Вор | страница 27



«Тот повиновался: слишком тревожны были и свет луны, и синяя бледность ночных далей, и молчание озябшей рощицы, и пронзительная чернота комиссарских зрачков. Но покуда он поднимал нерешительную руку, Векшин взмахнул саблей и отрубил руку у капитана, убившую руку. И только Санька Бабкин, слабейший сердцем из всех троих, глухо охнул, приседая на росистую траву. Полумертвого Векшин оттащил к штабу и бросил в придорожную канаву возле самого крыльца».

Ему сурово погрозили из дивизии, и он как будто внял предупрежденью. Еще бешеней носился он со своим полком по фронту, и, может быть, это правда, что его видели одновременно в четырех местах. Но все чаще он впадал во вредную задумчивость, отнимавшую сон и истощавшую порывы. Вдруг он заболел.

Секретарь полковой ячейки, грузин и солдат того же полка, в котором при царе бунтовал и Векшин, пошел навестить недугующего приятеля. Как ласку нес он ему весть о представлении его к ордену Революции и сам радовался за него честной солдатской радостью. На крыльце векшинской хаты его долго не пускал Санька Бабкин. Беспоясый и расцарапанный, он с вытаращенными глазами врал что-то о заразительности хозяиновой болезни. Но тот оттолкнул Саньку и вошел. Обстановка, в которой он застал Векшина, потрясла его почти до слез.

Пол хаты был заставлен бутылями, числом около двенадцати. Они стояли и лежали правильным кругом, и пьяный Векшин, связанный ремнем и черный до сходства с головней, переползал в том кругу, как стрелка в циферблате. Векшин всегда пил один, без собутыльников. Тогда секретарь присел на краешек векшинской койки и молчаливо наблюдал приятелевы маневры, уставя руку в бок.

— Из-за чего ты сломался, Митя? — спросил он тоном врача, но не судьи. — Или ты справляешь поминки по Сулиме? Возьми мою Камбалу. Она жена Сулима, а в скачке не отстала бы от него!
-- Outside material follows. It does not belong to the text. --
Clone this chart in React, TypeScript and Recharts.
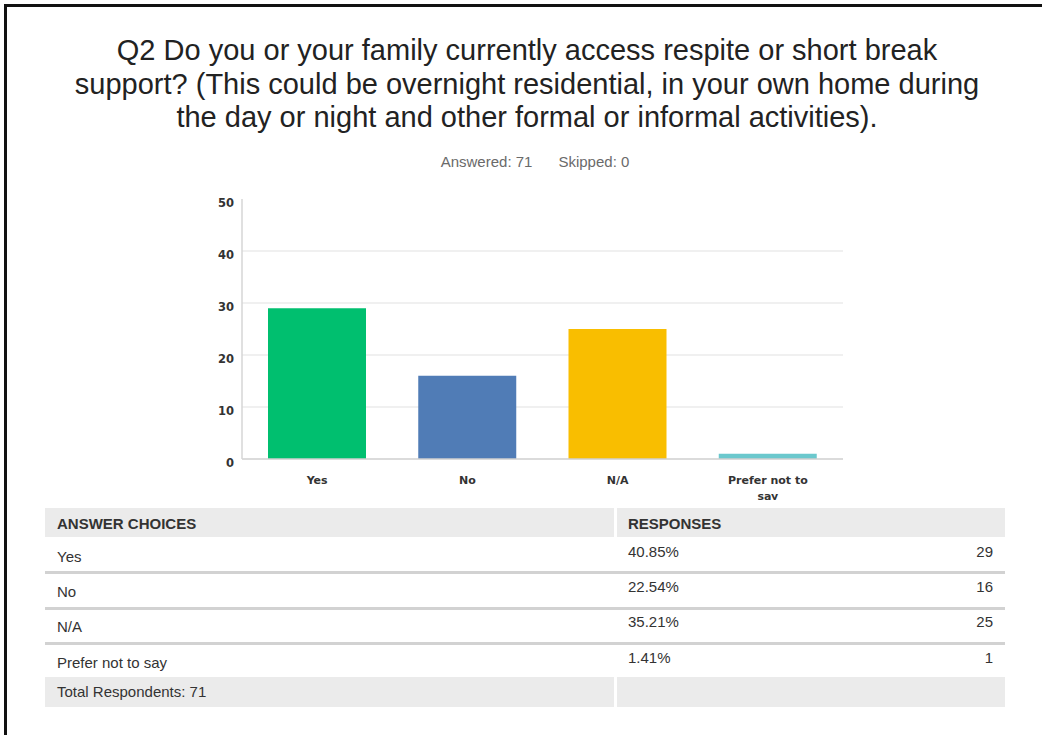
import { BarChart, Bar, XAxis, YAxis, CartesianGrid, Cell } from 'recharts';

const titleLines = [
  'Q2 Do you or your family currently access respite or short break',
  'support? (This could be overnight residential, in your own home during',
  'the day or night and other formal or informal activities).',
];
const answered = 71;
const skipped = 0;

const categories = ['Yes', 'No', 'N/A', 'Prefer not to say'];
const responses = [29, 16, 25, 1];
const percents = ['40.85%', '22.54%', '35.21%', '1.41%'];
const barColors = ['#00bf6f', '#507cb6', '#f9be00', '#6bc8cd'];
const yTicks = [0, 10, 20, 30, 40, 50];
const gridValues = [10, 20, 30, 40];
const totalRespondents = 71;

const data = categories.map((name, i) => ({ name, value: responses[i] }));

const FONT = '"Liberation Sans", Arial, sans-serif';
const TICK_FONT = '"DejaVu Sans", sans-serif';

function CategoryTick({ x, y, payload }: any) {
  const words = String(payload.value).split(' ');
  const lines: string[] = [];
  let cur = '';
  for (const w of words) {
    const next = cur ? cur + ' ' + w : w;
    if (next.length > 13 && cur) {
      lines.push(cur);
      cur = w;
    } else cur = next;
  }
  lines.push(cur);
  return (
    <text x={x} y={y} textAnchor="middle" fontSize={11} fontWeight="bold" fill="#333" fontFamily={TICK_FONT}>
      {lines.map((l, i) => (
        <tspan key={i} x={x} dy={i === 0 ? 17 : 16}>
          {l}
        </tspan>
      ))}
    </text>
  );
}

// text baselines for table rows (label column); value columns sit 5px higher
const rowBaselines = [562, 597, 632, 668];
const sepTops = [571, 607, 642];
const ASC = 13.6; // ascent of 15px Liberation Sans

const cell: any = { position: 'absolute', fontSize: 15, color: '#333', lineHeight: 'normal', whiteSpace: 'nowrap' };

export default function App() {
  return (
    <div style={{ position: 'fixed', left: 0, top: 0, width: 1042, height: 735, background: '#fff', overflow: 'hidden', fontFamily: FONT }}>
      <div style={{ position: 'absolute', left: 4, top: 4, width: 1100, height: 800, borderTop: '3px solid #111', borderLeft: '3px solid #111' }} />

      <div style={{ position: 'absolute', left: 0, top: 34, width: 1054, textAlign: 'center', fontSize: 29, lineHeight: '33.5px', color: '#222', whiteSpace: 'nowrap' }}>
        {titleLines.map((l, i) => (
          <div key={i}>{l}</div>
        ))}
      </div>

      <div style={{ position: 'absolute', left: 0, top: 153, width: 1070, textAlign: 'center', fontSize: 15, color: '#6a6a6a', whiteSpace: 'nowrap' }}>
        <span>Answered: {answered}</span>
        <span style={{ marginLeft: 26 }}>Skipped: {skipped}</span>
      </div>

      <div style={{ position: 'absolute', left: 170, top: 190, width: 690, height: 310, overflow: 'hidden' }}>
        <BarChart width={690} height={310} data={data} margin={{ top: 9, right: 17, left: 0, bottom: 11 }} barCategoryGap={26}>
          <CartesianGrid vertical={false} horizontalValues={gridValues} stroke="#ebebeb" strokeWidth={1.5} />
          <XAxis
            dataKey="name"
            axisLine={{ stroke: '#cfcfcf', strokeWidth: 1.5 }}
            tickLine={false}
            height={30}
            interval={0}
            tick={<CategoryTick />}
          />
          <YAxis
            domain={[0, 50]}
            ticks={yTicks}
            width={72}
            axisLine={{ stroke: '#d6d6d6', strokeWidth: 1.5 }}
            tickLine={false}
            tick={{ fontSize: 11.5, fontWeight: 'bold', fill: '#333', fontFamily: TICK_FONT, dy: 4 }}
          />
          <Bar dataKey="value" isAnimationActive={false}>
            {data.map((d, i) => (
              <Cell key={d.name} fill={barColors[i]} />
            ))}
          </Bar>
        </BarChart>
      </div>

      {/* table */}
      <div style={{ position: 'absolute', left: 45, top: 508, width: 569, height: 29, background: '#ebebeb' }} />
      <div style={{ position: 'absolute', left: 617, top: 508, width: 388, height: 29, background: '#ebebeb' }} />
      <div style={{ ...cell, left: 57, top: 529 - ASC, fontWeight: 'bold' }}>ANSWER CHOICES</div>
      <div style={{ ...cell, left: 628, top: 529 - ASC, fontWeight: 'bold' }}>RESPONSES</div>

      {sepTops.map((t) => (
        <div key={t} style={{ position: 'absolute', left: 45, top: t, width: 960, height: 3, background: '#d2d2d2' }} />
      ))}

      {categories.map((c, i) => (
        <div key={c}>
          <div style={{ ...cell, left: 57, top: rowBaselines[i] - ASC }}>{c}</div>
          <div style={{ ...cell, left: 628, top: rowBaselines[i] - 5 - ASC }}>{percents[i]}</div>
          <div style={{ ...cell, left: 617, width: 376, textAlign: 'right', top: rowBaselines[i] - 5 - ASC }}>{responses[i]}</div>
        </div>
      ))}

      <div style={{ position: 'absolute', left: 45, top: 677, width: 569, height: 30, background: '#ebebeb' }} />
      <div style={{ position: 'absolute', left: 617, top: 677, width: 388, height: 30, background: '#ebebeb' }} />
      <div style={{ ...cell, left: 57, top: 697 - ASC }}>Total Respondents: {totalRespondents}</div>
    </div>
  );
}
Тяжкий трехдневный хмель развязал векшинские уста. Пагубные, горячечные речи его подслушал у двери Санька Бабкин. Слабодушный, он продал их за пиво потрясенному Фирсову, а тот уже поведал их всему миру. Смысл векшинского бреда был тот, что революция национальна, что это взбурлила русская кровь перед небывалым своим цветеньем.

— Врешь! — кричал пьяный Векшин, обнимая гладкий приятелев сапог. — Еще не остыла моя кровь… еще струится и бьет пожаром, бьет!! — и все бил себя в грудь так сильно, как в чужую.

«Секретарь ячейки не прерывал сумбурного тока векшинской ереси, а, выслушав, ушел, не попрощавшись. Придя к себе, он взял бумагу и четырежды перечеркивал написанное, прежде чем донос его в политотдел дивизии получил убедительную силу. Он призвал всю свою волю и переборол зовы дружбы: стояло трудное время, и двуглавые орлы, летевшие со стороны Сибири, успешно расклевывали красные войска». — Так заканчивал Фирсов этот многозначительный эпизод.